The following is excerpted from a review on Amazon.com of Alfie Kohn's book, Punished by Rewards:
In my own personal case, I am the mother of a very oppositional 11 year old. Over the years, I have used rewards (and punishments) to get him to behave, and as he's gotten older, he's only become more belligerent and angry. However, two weeks after embarking on "Punished by Rewards," I have backed off trying to control my son. While Kohn doesn't offer that many alternatives to rewards (he claims that each situation is unique and that one-size-fits-all discipline or behavior programs are presumptuous and, by definition, cannot work for everyone), somehow my relationship with my son is really improving as a result of my having read the book.
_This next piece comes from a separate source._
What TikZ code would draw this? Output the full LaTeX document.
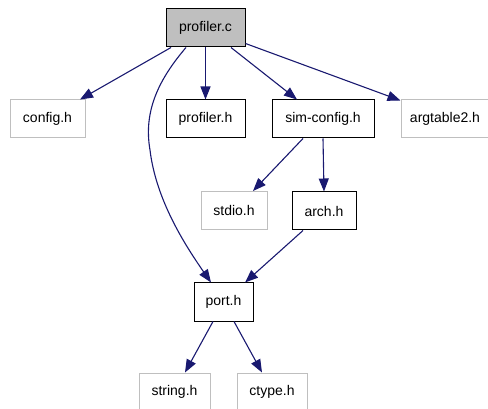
\documentclass[tikz,border=0pt]{standalone}
\usepackage{fontspec}
\setmainfont{Liberation Sans}
\usetikzlibrary{arrows.meta}
\definecolor{edgec}{HTML}{191970}
\definecolor{grayb}{HTML}{BFBFBF}
\tikzset{
  fbox/.style={draw=black, line width=1pt, minimum height=38pt, inner sep=0pt, font=\fontsize{14}{16}\selectfont},
  gbox/.style={fbox, draw=grayb},
  dep/.style={draw=edgec, line width=1.1pt, -{Triangle[length=13pt,width=10pt]}},
}
\begin{document}
\begin{tikzpicture}[x=1pt,y=-1pt]
\clip (0,0) rectangle (488,409);
\useasboundingbox (0,0) rectangle (488,409);
\node[fbox, fill=grayb, minimum width=79pt] (pc) at (205.5,28) {profiler.c};
\node[gbox, minimum width=75pt] (cfg) at (47.5,119) {config.h};
\node[fbox, minimum width=79pt] (ph) at (205.5,119) {profiler.h};
\node[fbox, minimum width=102pt] (sc) at (323,119) {sim-config.h};
\node[gbox, minimum width=88pt] (arg) at (445,119) {argtable2.h};
\node[gbox, minimum width=66pt] (stdio) at (234,210.5) {stdio.h};
\node[fbox, minimum width=64pt] (arch) at (324,211) {arch.h};
\node[fbox, minimum width=59pt] (port) at (223.5,302) {port.h};
\node[gbox, minimum width=71pt] (str) at (174.5,392) {string.h};
\node[gbox, minimum width=70pt] (ct) at (272,392) {ctype.h};

\draw[dep] ([xshift=-34.5pt]pc.south) -- ([xshift=32.5pt]cfg.north);
\draw[dep] (pc.south) -- (ph.north);
\draw[dep] ([xshift=25.5pt]pc.south) -- ([xshift=-26pt]sc.north);
\draw[dep] ([yshift=4pt]pc.south east) -- ([yshift=-1pt]arg.north west);
\draw[dep] ([xshift=-19.5pt]pc.south) .. controls (160,78) and (143,110) .. (150,150)
  .. controls (156,200) and (185,245) .. ([xshift=-12.5pt]port.north);
\draw[dep] ([xshift=-20pt]sc.south) -- ([xshift=19pt]stdio.north);
\draw[dep] (sc.south) -- (arch.north);
\draw[dep] ([xshift=-21pt]arch.south) -- ([xshift=21.5pt]port.north);
\draw[dep] ([xshift=-10.5pt]port.south) -- ([xshift=10.5pt]str.north);
\draw[dep] ([xshift=10.5pt]port.south) -- ([xshift=-10pt]ct.north);
\end{tikzpicture}
\end{document}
My son and I hung out in our backyard this afternoon, hammering and sawing to make a ladder for a structure he's building, and we got along beautifully.
While Alfie Kohn's book is controversial...or at least behavioral psychologists don't seem to like it, rewards can be just as insidious as punishments in that they are designed (contrived) as an artificial means of controlling behavior. Both strip the dignity from the individual, by treating him or her as a stupid, insensitive idiot in desperate need of manipulation. There is something else entirely different at hand when one's feedback is from the real world and the reward comes in the direct sense of accomplishment.
This is something I've discussed previously in the blog. When you place a nail on a board, drive it in straight with a hammer, connecting two pieces of wood together strongly and without splitting the wood, there is a sense of accomplishment (effectance or efficacy) that leads to a desire to repeat the activity. When the nail bends, or the wood splits, the feedback isn't from an individual in the form of criticism, but simply the dispassionate response of the material. These are the rewards and "punishments" presented by the real world, and something quite different from the behavioral manipulations often offered in the artificial learning environments we call school.
Reading the review above and seeing the shift in parental attitude, I see that Alfie Kohn's book offered some magic. A hammer, saw, wood, and loving hands may have played their magic as well. The photo above is one more from Jim Marsh's Woodworking bus.